If you plan to visit top Banff attractions like Lake Louise, Moraine Lake or Johnston Canyon during summer, you’ll need to get started early in the morning. Parking lots at Lake Louise and Moraine Lake fill up quickly—sometimes by sunrise—so get there early, or ride the Parks Canada shuttle bus ($4-$6; credit/debit only) from the Lake Louise Park and Ride (about 10 km, or 6.4 mi., from the Lake Louise lakeshore). The parking lot at Johnston Canyon usually fills up between 9:30 and 10 a.m. in summer. Check Banff Now for up-to-date parking availability at various sites.
Downtown Banff public transportation.
AAA/Katie Broome

Take public transportation to avoid parking issues.

Avoid parking headaches in Banff National Park by opting for public transportation whenever possible.
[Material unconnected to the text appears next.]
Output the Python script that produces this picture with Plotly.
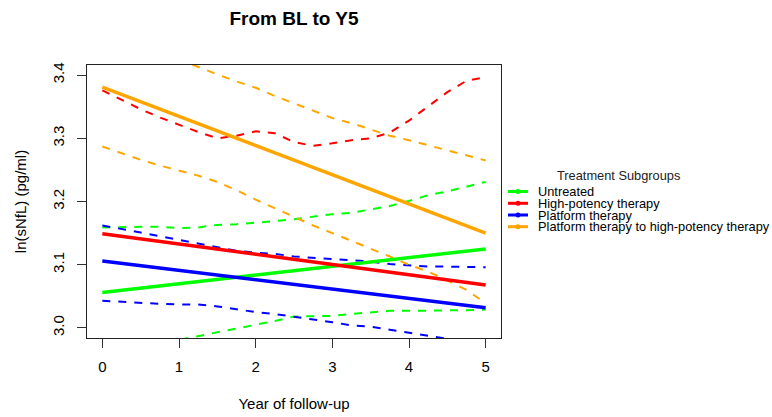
import plotly.graph_objects as go

# ---------------- data ----------------
years = [0, 1, 2, 3, 4, 5]
ci_x = [0, 0.25, 0.5, 0.75, 1.0, 1.25, 1.5, 1.75, 2.0, 2.25, 2.5,
        2.75, 3.0, 3.25, 3.5, 3.75, 4.0, 4.25, 4.5, 4.75, 5.0]

groups = ["Untreated", "High-potency therapy", "Platform therapy",
          "Platform therapy to high-potency therapy"]
colors = ["#00FF00", "#FF0000", "#0000FF", "#FFA500"]

fit_untreated = [3.056, 3.070, 3.084, 3.097, 3.111, 3.125]
fit_high = [3.149, 3.133, 3.117, 3.100, 3.084, 3.068]
fit_platform = [3.106, 3.091, 3.076, 3.062, 3.047, 3.032]
fit_switch = [3.381, 3.335, 3.289, 3.242, 3.196, 3.150]

up_untreated = [3.159, 3.160, 3.160, 3.160, 3.158, 3.159, 3.163, 3.164, 3.166, 3.169, 3.172,
                3.176, 3.180, 3.182, 3.187, 3.193, 3.201, 3.210, 3.216, 3.224, 3.231]
lo_untreated = [2.955, 2.962, 2.968, 2.975, 2.981, 2.987, 2.993, 2.998, 3.005, 3.011, 3.018,
                3.018, 3.019, 3.022, 3.025, 3.027, 3.027, 3.027, 3.027, 3.028, 3.029]
up_high = [3.376, 3.361, 3.346, 3.333, 3.321, 3.310, 3.300, 3.304, 3.311, 3.308, 3.294,
           3.288, 3.292, 3.297, 3.300, 3.309, 3.328, 3.351, 3.373, 3.391, 3.397]
up_platform = [3.162, 3.157, 3.151, 3.145, 3.139, 3.133, 3.127, 3.122, 3.119, 3.117, 3.113,
               3.111, 3.110, 3.108, 3.105, 3.101, 3.099, 3.097, 3.097, 3.096, 3.096]
lo_platform = [3.043, 3.041, 3.039, 3.038, 3.037, 3.037, 3.034, 3.029, 3.025, 3.022, 3.018,
               3.013, 3.009, 3.004, 3.002, 2.997, 2.992, 2.987, 2.982, 2.978, 2.974]
up_switch = [3.470, 3.460, 3.448, 3.437, 3.425, 3.412, 3.401, 3.390, 3.380, 3.367, 3.355,
             3.343, 3.332, 3.324, 3.314, 3.304, 3.297, 3.289, 3.280, 3.272, 3.265]
lo_switch = [3.287, 3.276, 3.266, 3.257, 3.249, 3.241, 3.231, 3.218, 3.203, 3.189, 3.175,
             3.162, 3.150, 3.138, 3.126, 3.113, 3.100, 3.089, 3.075, 3.060, 3.039]

x_ticks = [0, 1, 2, 3, 4, 5]
y_ticks = [3.0, 3.1, 3.2, 3.3, 3.4]
y_tick_text = ["3.0", "3.1", "3.2", "3.3", "3.4"]

fits = [fit_untreated, fit_high, fit_platform, fit_switch]
bands = [[up_untreated, lo_untreated], [up_high], [up_platform, lo_platform],
         [up_switch, lo_switch]]

FONT = "Liberation Sans, Arial, sans-serif"

fig = go.Figure()
for name, col, bl in zip(groups, colors, bands):
    for b in bl:
        fig.add_trace(go.Scatter(x=ci_x, y=b, mode="lines", showlegend=False,
                                 line=dict(color=col, width=2, dash="8px,8px"),
                                 name=name + " CI", hoverinfo="skip"))
for name, col, f in zip(groups, colors, fits):
    fig.add_trace(go.Scatter(x=years, y=f, mode="lines", name=name, showlegend=False,
                             line=dict(color=col, width=3.5)))

# plot area geometry (pixels)
W, H = 772, 417
L, R, T, B = 87, 501, 65, 338

def px(xp):
    return (xp - L) / (R - L)

def py(yp):
    return (B - yp) / (B - T)

shapes = []
annotations = []
annotations.append(dict(text="Treatment Subgroups", x=px(618), y=py(175), xref="paper", yref="paper",
                        showarrow=False, xanchor="center", yanchor="middle",
                        font=dict(family=FONT, size=12.8, color="#222")))
row_y = [191.5, 203.3, 215, 226.7]
for name, col, ry in zip(groups, colors, row_y):
    shapes.append(dict(type="line", xref="paper", yref="paper", x0=px(508), x1=px(528),
                       y0=py(ry), y1=py(ry), line=dict(color=col, width=3)))
    shapes.append(dict(type="circle", xref="paper", yref="paper", x0=px(515.5), x1=px(520.5),
                       y0=py(ry + 2.5), y1=py(ry - 2.5), fillcolor=col, line=dict(color=col, width=0)))
    annotations.append(dict(text=name, x=px(536), y=py(ry), xref="paper", yref="paper",
                            showarrow=False, xanchor="left", yanchor="middle",
                            font=dict(family=FONT, size=12.8, color="black")))

fig.update_layout(
    width=W, height=H,
    margin=dict(l=L, r=W - R, t=T, b=H - B, pad=0, autoexpand=False),
    paper_bgcolor="white", plot_bgcolor="white",
    font=dict(family=FONT, color="black"),
    title=dict(text="<b>From BL to Y5</b>", x=px(294), xref="paper", xanchor="center",
               y=1 - 18 / H, yref="container", yanchor="middle",
               font=dict(family=FONT, size=19, color="black")),
    shapes=shapes, annotations=annotations,
    showlegend=False,
)
fig.update_xaxes(range=[-0.2, 5.2], tickvals=x_ticks, ticks="outside", ticklen=9,
                 tickcolor="#333", showline=True, linecolor="#222", linewidth=1, mirror=True,
                 showgrid=False, zeroline=False, tickfont=dict(size=15, family=FONT),
                 title=dict(text="Year of follow-up", font=dict(size=15, family=FONT), standoff=24),
                 ticklabelstandoff=6, automargin=False)
fig.update_yaxes(range=[2.984, 3.416], tickvals=y_ticks, ticktext=y_tick_text, ticks="outside",
                 ticklen=9, tickcolor="#333", showline=True, linecolor="#222", linewidth=1,
                 mirror=True, showgrid=False, zeroline=False, tickangle=-90,
                 tickfont=dict(size=15, family=FONT),
                 title=dict(text="ln(sNfL) (pg/ml)", font=dict(size=15, family=FONT), standoff=19),
                 ticklabelstandoff=7, automargin=False)

fig.write_html("out.html")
Roam Transit has bus routes that run throughout downtown Banff in summer and make it easy to get to popular attractions like the Fairmont Banff Springs hotel, Cave and Basin National Historic Site, Banff Upper Hot Springs, Lake Minnewanka, Lake Louise and Johnston Canyon. Have exact fare handy (cash/coins only) as you board the bus, as the driver can’t provide change (only a paper voucher to be redeemed at select shops).
Gondolas ascending a grassy slope with mountains in the background in Lake Louise, Alberta.
AAA/Katie Broome

Weigh your options for aerial views.

There are lots of options for aerial views in Banff; choosing one (or more) to visit is just a matter of what you want to see and your budget. For a bird’s-eye view of downtown Banff for free, drive to the Banff View Point (4.8 km, or 3 mi., on Mount Norquay Scenic Drive), where you can walk out to a grassy bluff overlooking the town of Banff and surrounding mountain peaks. A more touristy option with great views is the Banff Gondola, which climbs Sulphur Mountain in eight minutes and has observation decks and boardwalks at the summit (fare is $44-$69). Nearby ski resorts also offer sightseeing gondola/chairlift rides in summer for around $40; check them out at Mt. Norquay, Sunshine Village Ski Resort and Lake Louise Ski Resort (see Lake Louise Summer Gondola and Wildlife Interpretive Centre).